**The data**
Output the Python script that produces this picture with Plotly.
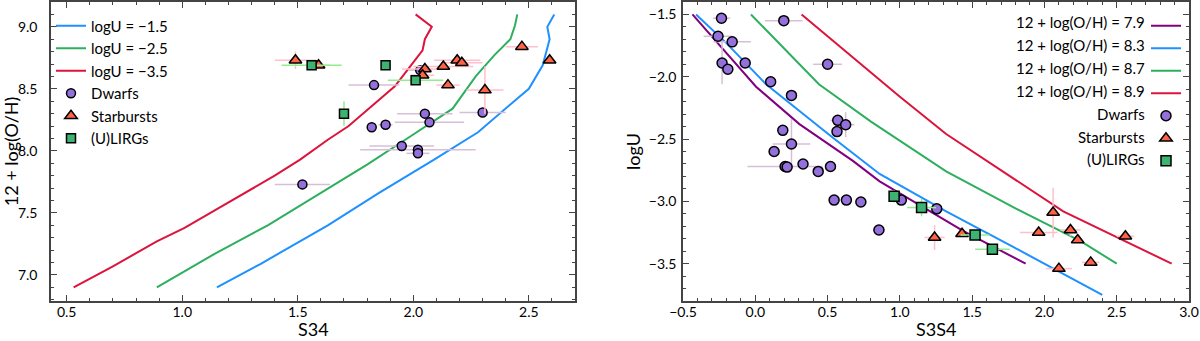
import plotly.graph_objects as go

# ---- left panel: S34 vs 12+log(O/H), photoionisation tracks at fixed logU
u15_x = [1.15, 1.34, 1.63, 1.85, 2.09, 2.28, 2.43, 2.50, 2.56, 2.58, 2.59, 2.58, 2.61]
u15_y = [6.90, 7.09, 7.40, 7.66, 7.93, 8.15, 8.39, 8.50, 8.69, 8.82, 8.90, 9.00, 9.10]
u25_x = [0.89, 1.14, 1.37, 1.51, 1.63, 1.80, 1.99, 2.17, 2.27, 2.35, 2.42, 2.44, 2.45]
u25_y = [6.90, 7.17, 7.40, 7.56, 7.69, 7.89, 8.12, 8.34, 8.60, 8.77, 8.90, 9.01, 9.10]
u35_x = [0.53, 0.70, 0.89, 1.01, 1.15, 1.40, 1.51, 1.63, 1.72, 1.82, 1.92, 1.99, 2.04, 2.05, 2.08, 2.01]
u35_y = [6.90, 7.07, 7.27, 7.38, 7.53, 7.80, 7.93, 8.09, 8.20, 8.36, 8.52, 8.69, 8.81, 8.90, 9.00, 9.10]

dw_s34 = [1.52, 1.83, 2.05, 2.07, 2.30, 1.82, 1.88, 1.95, 2.02, 2.02, 2.03]
dw_oh = [7.73, 8.53, 8.30, 8.23, 8.31, 8.19, 8.21, 8.04, 8.01, 7.98, 8.65]
dw_s34_err = [0.12, 0.11, 0.12, 0.15, 0.10, 0.0, 0.03, 0.14, 0.25, 0.05, 0.05]
dw_oh_err = [0, 0, 0, 0, 0, 0, 0, 0, 0, 0, 0]

sb_s34 = [1.49, 1.59, 2.05, 2.04, 2.13, 2.19, 2.21, 2.15, 2.31, 2.47, 2.59]
sb_oh = [8.73, 8.69, 8.66, 8.61, 8.68, 8.73, 8.71, 8.53, 8.49, 8.84, 8.73]
sb_s34_err = [0.09, 0.05, 0.10, 0.05, 0.13, 0.10, 0.09, 0.05, 0.08, 0.07, 0.0]
sb_oh_err = [0.07, 0, 0.03, 0, 0, 0, 0, 0, 0.19, 0, 0]

lg_s34 = [1.56, 1.88, 2.01, 1.70]
lg_oh = [8.69, 8.69, 8.57, 8.30]
lg_s34_err = [0.13, 0.0, 0.12, 0.0]
lg_oh_err = [0, 0, 0.03, 0.10]

# ---- right panel: S3S4 vs logU, tracks at fixed metallicity
z79_x = [-0.435, -0.215, 0.005, 0.305, 0.675, 0.86, 1.09, 1.44, 1.87]
z79_y = [-1.50, -1.79, -2.08, -2.38, -2.675, -2.84, -3.00, -3.24, -3.50]
z83_x = [-0.41, -0.20, 0.074, 0.537, 0.86, 1.32, 1.79, 2.40]
z83_y = [-1.50, -1.73, -2.06, -2.49, -2.78, -3.08, -3.37, -3.75]
z87_x = [-0.03, 0.21, 0.44, 0.80, 1.32, 1.79, 2.25, 2.50]
z87_y = [-1.50, -1.79, -2.06, -2.36, -2.76, -3.05, -3.32, -3.50]
z89_x = [0.32, 0.86, 1.00, 1.32, 1.71, 2.13, 2.88]
z89_y = [-1.50, -2.03, -2.16, -2.46, -2.76, -3.08, -3.50]

dw_s3s4 = [-0.234, 0.197, -0.258, -0.16, -0.23, -0.19, -0.07, 0.106, 0.25, 0.50, 0.57, 0.625, 0.565,
           0.19, 0.25, 0.13, 0.206, 0.22, 0.33, 0.435, 0.52, 0.545, 0.63, 0.73, 0.855, 1.01, 1.255]
dw_logu = [-1.53, -1.55, -1.675, -1.72, -1.89, -1.94, -1.89, -2.04, -2.15, -1.90, -2.35, -2.385, -2.44,
           -2.43, -2.54, -2.60, -2.72, -2.725, -2.70, -2.76, -2.72, -2.99, -2.99, -3.005, -3.23, -2.99, -3.06]
dw_s3s4_err = [0.06, 0.13, 0.10, 0.13, 0.0, 0.0, 0.0, 0.0, 0.0, 0.10, 0.05, 0.06, 0.0,
               0.0, 0.13, 0.0, 0.26, 0.0, 0.0, 0.0, 0.0, 0.0, 0.0, 0.0, 0.04, 0.0, 0.0]
dw_logu_err = [0, 0, 0, 0, 0.17, 0, 0, 0, 0, 0, 0, 0.10, 0,
               0, 0.20, 0, 0, 0, 0, 0, 0, 0, 0, 0, 0, 0.04, 0]

sb_s3s4 = [2.06, 1.24, 1.43, 1.96, 2.18, 2.23, 2.10, 2.32, 2.56]
sb_logu = [-3.09, -3.29, -3.26, -3.25, -3.23, -3.31, -3.54, -3.49, -3.28]
sb_s3s4_err = [0.0, 0.07, 0.0, 0.13, 0.07, 0.0, 0.09, 0.06, 0.06]
sb_logu_err = [0.20, 0.10, 0.0, 0.0, 0.05, 0.0, 0.0, 0.0, 0.0]

lg_s3s4 = [0.96, 1.15, 1.52, 1.64]
lg_logu = [-2.96, -3.05, -3.27, -3.385]
lg_s3s4_err = [0.03, 0.10, 0.10, 0.12]
lg_logu_err = [0.05, 0.07, 0.0, 0.0]

right_legend_labels = ['12 + log(O/H) = 7.9', '12 + log(O/H) = 8.3', '12 + log(O/H) = 8.7',
                       '12 + log(O/H) = 8.9', 'Dwarfs', 'Starbursts', '(U)LIRGs']

FONT = 'Lato'
C_BLUE = '#1E90FF'
C_GREEN = '#2EAF5E'
C_RED = '#DC143C'
C_PURPLE = '#800080'
C_DW = '#9370DB'
C_SB = '#FF6347'
C_LG = '#3CB371'

fig = go.Figure()


def add_line(x, y, color, name, xa, ya, legend):
    fig.add_trace(go.Scatter(x=x, y=y, mode='lines', name=name, xaxis=xa, yaxis=ya,
                             legend=legend, line=dict(color=color, width=2)))


def add_points(x, y, ex, ey, color, ecolor, symbol, size, name, xa, ya, legend):
    fig.add_trace(go.Scatter(
        x=x, y=y, mode='markers', name=name, xaxis=xa, yaxis=ya, legend=legend,
        marker=dict(color=color, symbol=symbol, size=size, line=dict(color='black', width=1.5)),
        error_x=dict(type='data', array=ex, color=ecolor, thickness=1.5, width=0),
        error_y=dict(type='data', array=ey, color=ecolor, thickness=1.5, width=0),
    ))


# left panel
add_line(u15_x, u15_y, C_BLUE, 'logU = −1.5', 'x', 'y', 'legend')
add_line(u25_x, u25_y, C_GREEN, 'logU = −2.5', 'x', 'y', 'legend')
add_line(u35_x, u35_y, C_RED, 'logU = −3.5', 'x', 'y', 'legend')
add_points(dw_s34, dw_oh, dw_s34_err, dw_oh_err, C_DW, '#D8BFD8', 'circle', 9, 'Dwarfs', 'x', 'y', 'legend')
add_points(sb_s34, sb_oh, sb_s34_err, sb_oh_err, C_SB, '#FFC0CB', 'triangle-up', 11, 'Starbursts', 'x', 'y', 'legend')
add_points(lg_s34, lg_oh, lg_s34_err, lg_oh_err, C_LG, '#90EE90', 'square', 9, '(U)LIRGs', 'x', 'y', 'legend')

# right panel (legend text is drawn as right-aligned annotations)
add_line(z79_x, z79_y, C_PURPLE, ' ', 'x2', 'y2', 'legend2')
add_line(z83_x, z83_y, C_BLUE, ' ', 'x2', 'y2', 'legend2')
add_line(z87_x, z87_y, C_GREEN, ' ', 'x2', 'y2', 'legend2')
add_line(z89_x, z89_y, C_RED, ' ', 'x2', 'y2', 'legend2')
add_points(dw_s3s4, dw_logu, dw_s3s4_err, dw_logu_err, C_DW, '#D8BFD8', 'circle', 10, ' ', 'x2', 'y2', 'legend2')
add_points(sb_s3s4, sb_logu, sb_s3s4_err, sb_logu_err, C_SB, '#FFC0CB', 'triangle-up', 11, ' ', 'x2', 'y2', 'legend2')
add_points(lg_s3s4, lg_logu, lg_s3s4_err, lg_logu_err, C_LG, '#90EE90', 'square', 10, ' ', 'x2', 'y2', 'legend2')

axis_style = dict(
    showline=True, linecolor='#444', linewidth=1.5, mirror='ticks',
    ticks='inside', ticklen=6, tickwidth=1.2, tickcolor='#444',
    minor=dict(ticks='inside', ticklen=3, tickwidth=1, tickcolor='#444', dtick=0.1),
    showgrid=False, zeroline=False, dtick=0.5, tickformat='.1f', automargin=False,
    tickfont=dict(family=FONT, size=14, color='black'),
)

H = 341
top_px, bot_px = 2, 301
left_px = 51
plot_w = 1200 - left_px - 11
plot_h = bot_px - top_px


def legend_y(k):
    return 1 - (22.5 + 22.8 * k - top_px) / plot_h


annotations = []
for k, lab in enumerate(right_legend_labels):
    annotations.append(dict(
        text=lab, xref='paper', yref='paper', x=(1147 - left_px) / plot_w, y=legend_y(k),
        xanchor='right', yanchor='middle', showarrow=False,
        font=dict(family=FONT, size=15, color='black'),
    ))

# x-axis titles sit on the bottom edge of the figure
for xdom, lab in [((0, 0.4605), 'S34'), ((0.5554, 1.0), 'S3S4')]:
    annotations.append(dict(
        text=lab, xref='paper', yref='paper', x=(xdom[0] + xdom[1]) / 2,
        y=-(H - bot_px) / plot_h, xanchor='center', yanchor='bottom', showarrow=False,
        borderpad=0, font=dict(family=FONT, size=18, color='black'),
    ))

fig.update_layout(
    width=1200, height=H,
    margin=dict(l=left_px, r=11, t=top_px, b=H - bot_px),
    plot_bgcolor='white', paper_bgcolor='white',
    font=dict(family=FONT, size=15, color='black'),
    xaxis=dict(domain=[0, 0.4605], range=[0.432, 2.70], anchor='y', ticklabelstandoff=-3,
               **axis_style),
    yaxis=dict(domain=[0, 1], range=[6.79, 9.2], anchor='x', ticklabelstandoff=9,
               title=dict(text='12 + log(O/H)', font=dict(size=18), standoff=4), **axis_style),
    xaxis2=dict(domain=[0.5554, 1.0], range=[-0.5, 3.0], anchor='y2', ticklabelstandoff=-3,
                **axis_style),
    yaxis2=dict(domain=[0, 1], range=[-3.8, -1.4], anchor='x2', ticklabelstandoff=2,
                title=dict(text='logU', font=dict(size=18), standoff=4), **axis_style),
    legend=dict(x=0.0, y=0.975, xanchor='left', yanchor='top', bgcolor='rgba(0,0,0,0)',
                font=dict(family=FONT, size=15), tracegroupgap=0),
    legend2=dict(x=(1146 - left_px) / plot_w, y=0.975, xanchor='left', yanchor='top',
                 bgcolor='rgba(0,0,0,0)', font=dict(family=FONT, size=15), tracegroupgap=0),
    annotations=annotations,
    showlegend=True,
)

# the page's default body margin would push the figure off the window
fig.write_html('out.html', config={'displayModeBar': False},
               post_script="document.body.style.margin='0';")
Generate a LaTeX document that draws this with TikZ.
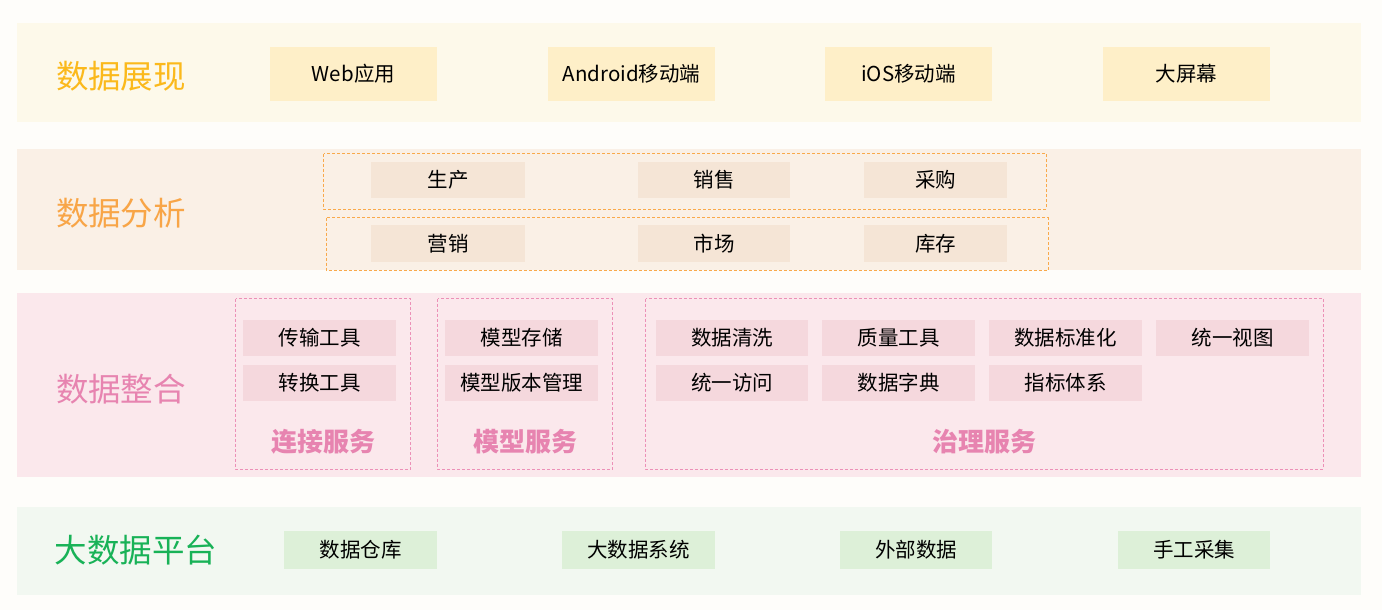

**Task objective**
Print, exactly as written, the lines above from the first one to the one containing "dw_oh_err = [0, 0, 0, 0, 0, 0, 0, 0, 0, 0, 0]". Leave out pictures.

**Full output**
Output the Python script that produces this picture with Plotly.
import plotly.graph_objects as go

# ---- left panel: S34 vs 12+log(O/H), photoionisation tracks at fixed logU
u15_x = [1.15, 1.34, 1.63, 1.85, 2.09, 2.28, 2.43, 2.50, 2.56, 2.58, 2.59, 2.58, 2.61]
u15_y = [6.90, 7.09, 7.40, 7.66, 7.93, 8.15, 8.39, 8.50, 8.69, 8.82, 8.90, 9.00, 9.10]
u25_x = [0.89, 1.14, 1.37, 1.51, 1.63, 1.80, 1.99, 2.17, 2.27, 2.35, 2.42, 2.44, 2.45]
u25_y = [6.90, 7.17, 7.40, 7.56, 7.69, 7.89, 8.12, 8.34, 8.60, 8.77, 8.90, 9.01, 9.10]
u35_x = [0.53, 0.70, 0.89, 1.01, 1.15, 1.40, 1.51, 1.63, 1.72, 1.82, 1.92, 1.99, 2.04, 2.05, 2.08, 2.01]
u35_y = [6.90, 7.07, 7.27, 7.38, 7.53, 7.80, 7.93, 8.09, 8.20, 8.36, 8.52, 8.69, 8.81, 8.90, 9.00, 9.10]

dw_s34 = [1.52, 1.83, 2.05, 2.07, 2.30, 1.82, 1.88, 1.95, 2.02, 2.02, 2.03]
dw_oh = [7.73, 8.53, 8.30, 8.23, 8.31, 8.19, 8.21, 8.04, 8.01, 7.98, 8.65]
dw_s34_err = [0.12, 0.11, 0.12, 0.15, 0.10, 0.0, 0.03, 0.14, 0.25, 0.05, 0.05]
dw_oh_err = [0, 0, 0, 0, 0, 0, 0, 0, 0, 0, 0]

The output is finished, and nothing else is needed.